I grew famous (or infamous) on a previous trip to Cape Town, by declining to join most of the international hacks, who were guests of Brands South Africa, on an evening shopping and site-seeing trek to the world famous V&A Waterfront.
Travel with Dusty Miller
Candidly I’m not much of shopper and the bus to the Waterfront was leaving the luxurious Indian-owned Taj Hotel in the CBD at 8:30pm, 15 minutes from dropping us there after an exhausting trek around the Cape Peninsula in which we’d seen beaches, fauna and flora including penguins and the famous fynbos; had a complicated, highly technical, briefing at Koeberg Nuclear Power Station (the only one in South Africa . . . or Africa for that matter) and toured Solms-Delta Vineyards inland, 15km from Franschhoek.
That was more up my street than supermarkets, fashion stores and the rather spooky nuclear power plant near Melbosstrand on the west coast.
We had a lovely wine tasting of splendidly different innovative labels in a sunny garden shaded by venerable vines; taken whichever one of six specialist wine tours appealed to us; had a spectacular Cape-style sunny al fresco gourmet lunch in the Fyndraai Restaurant at which we were entertained by the vineyard’s resident Soetstemme Choir and then toured the winery’s museum with its focus on the slave heritage.

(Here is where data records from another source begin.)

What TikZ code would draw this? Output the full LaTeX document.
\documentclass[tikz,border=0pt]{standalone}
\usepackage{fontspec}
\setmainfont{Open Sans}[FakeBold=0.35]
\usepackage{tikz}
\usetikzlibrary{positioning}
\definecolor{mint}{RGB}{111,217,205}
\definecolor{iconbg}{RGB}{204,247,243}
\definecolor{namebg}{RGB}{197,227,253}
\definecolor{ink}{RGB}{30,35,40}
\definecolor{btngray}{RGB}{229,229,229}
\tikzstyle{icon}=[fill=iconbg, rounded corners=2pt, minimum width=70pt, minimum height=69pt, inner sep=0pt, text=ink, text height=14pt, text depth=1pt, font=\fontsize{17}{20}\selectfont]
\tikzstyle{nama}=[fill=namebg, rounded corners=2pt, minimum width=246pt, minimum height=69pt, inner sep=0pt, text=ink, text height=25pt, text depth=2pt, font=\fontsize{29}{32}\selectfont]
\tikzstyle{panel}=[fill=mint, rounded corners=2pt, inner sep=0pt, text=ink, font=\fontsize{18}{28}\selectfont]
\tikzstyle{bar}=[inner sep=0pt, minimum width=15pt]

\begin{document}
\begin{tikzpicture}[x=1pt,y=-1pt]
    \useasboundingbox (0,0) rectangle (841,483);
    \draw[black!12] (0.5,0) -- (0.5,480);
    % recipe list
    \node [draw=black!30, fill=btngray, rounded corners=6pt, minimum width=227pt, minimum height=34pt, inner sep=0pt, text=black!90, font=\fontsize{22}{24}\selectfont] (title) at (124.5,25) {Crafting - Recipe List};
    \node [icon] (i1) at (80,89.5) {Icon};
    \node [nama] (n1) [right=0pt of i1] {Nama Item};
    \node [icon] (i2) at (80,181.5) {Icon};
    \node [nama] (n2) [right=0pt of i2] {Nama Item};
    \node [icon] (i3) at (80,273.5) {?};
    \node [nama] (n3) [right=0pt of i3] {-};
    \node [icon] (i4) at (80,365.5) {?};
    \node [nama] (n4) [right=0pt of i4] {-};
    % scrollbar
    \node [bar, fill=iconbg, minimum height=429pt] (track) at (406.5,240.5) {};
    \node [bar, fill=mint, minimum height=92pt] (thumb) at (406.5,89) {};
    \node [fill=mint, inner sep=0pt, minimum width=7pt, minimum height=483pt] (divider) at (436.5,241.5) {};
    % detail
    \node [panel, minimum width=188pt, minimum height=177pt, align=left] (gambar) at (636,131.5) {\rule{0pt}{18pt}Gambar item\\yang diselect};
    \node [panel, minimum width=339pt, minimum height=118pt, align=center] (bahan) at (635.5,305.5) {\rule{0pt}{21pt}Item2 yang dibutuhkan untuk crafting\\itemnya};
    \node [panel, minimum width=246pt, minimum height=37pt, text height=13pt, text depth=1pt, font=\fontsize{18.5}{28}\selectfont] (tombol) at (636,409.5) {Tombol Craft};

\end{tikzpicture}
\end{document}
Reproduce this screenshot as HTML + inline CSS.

The day had begun at an early working breakfast with reps of trade, commerce, sport and tourism from the Western Cape at the Taj; when I returned there 14 hours after being awoken, 13 hours after breakfast began and 12 hours after starting our tour, I just wanted a sandwich, a chilled glass of Solms-Delta’s invigorating sparkling Cape Jazz Shiraz, a long hot bath, to check my e-mails and crawl into bed.
I didn’t need to trail around the V&A Waterfront which, I was sure, would only be another glorified shopping mall.
On my last visit Down South, as a guest of major wine makers and spirit distillers KWV, I actually made the V&A — named after (Queen) Victoria and Alfred, her son, not Albert, her husband — twice. Each time at the end of an open-topped double-decker hop-on, hop-off bus tour of Cape Town.
And guess what . . . it is just another shopping mall, but one to rival Dubai or Abu Dhabi for an amazingly wide choice and variety of shops, markets, restaurants, pubs, hotels, entertainment and services.
In fact, at one stage, it did belong to a Dubai investment consortium. Having bought it for R7bn the Arabs later sold it on to a South African group, including the government employees’ pension fund for R9,7bn.
Among many interesting attractions at the V&A Waterfront (and we’ll have to continue this next week as there’s just too much information for one page!) is the Robinson Dry Dock. Built for the British Royal Navy it was the largest facility of its kind in the southern hemisphere for many years.
Officially opened in 1882 by British Governor, Sir Hercules Robinson, it served the Allies’ war effort by repairing more than 300 ships during World War II.
It is one of the few dry docks of its age anywhere in the world to still work; the Pump House next door houses the machinery to pump out the water.
The building was the location of the Planet Hollywood Restaurant in the 1990s and was the scene of a dreadful 1998 bombing which injured 25 people and killed one at a turbulent time during Cape Town’s history.
Chavonnes Battery is near the harbour Clock Tower. Part is outdoors where you can view the original defensive wall, cannon positions, original shoreline (before land reclamation) and arsenal rooms below. The remaining section is underground in the Nedbank building. A small admission fee is charged, but it’s really worth the visit.
The battery was the first major defence facility built by the Dutch East India Company in 1714-1725 after Cape Town Castle. Designed to protect the anchorage in the bay by cannons and mortars, some of the guns had a range of 1 500 metres.
When the British retook Cape Town in 1806, they chose nearby Blaauwberg as their beachhead as they knew a direct assault on Cape Town, via the bay, would be extremely hazardous and potentially costly in lives because of the fire-power of the battery.
The complex has also been used as prison, isolation wing for the hospital and in 1836 as a separate smallpox isolation hospital.
The original Victorian Gothic-style Clock Tower was built in 1883 and was the Port Captain’s office in the then newly constructed harbour.
It housed the tide-gauge mechanism, which worked by a shaft connected to the sea: It was necessary to read the levels of the ocean and relay tide information to passing ships.
It also had all the instruments the Port Captain needed such as a clock for ships to check the correct time, signal flags, Morse lamps and a telescope.
In the three-storey single-room-per-floor building there was a snug reading room for ships’ masters; the second floor was a mess and the third room made up of mirrors on all walls so ships could be seen from every angle.
During the second Anglo-Boer War (1899-1902) the Tower became the headquarters of Rear-Admiral Sir Edward Chichester and his staff; the Royal Navy occupied it again during World War I.
One of the great sights from the Tower must have been 128 ships in the harbour and bay during one day in 1901.
Not even the two World Wars mustered this number of ships in a single day.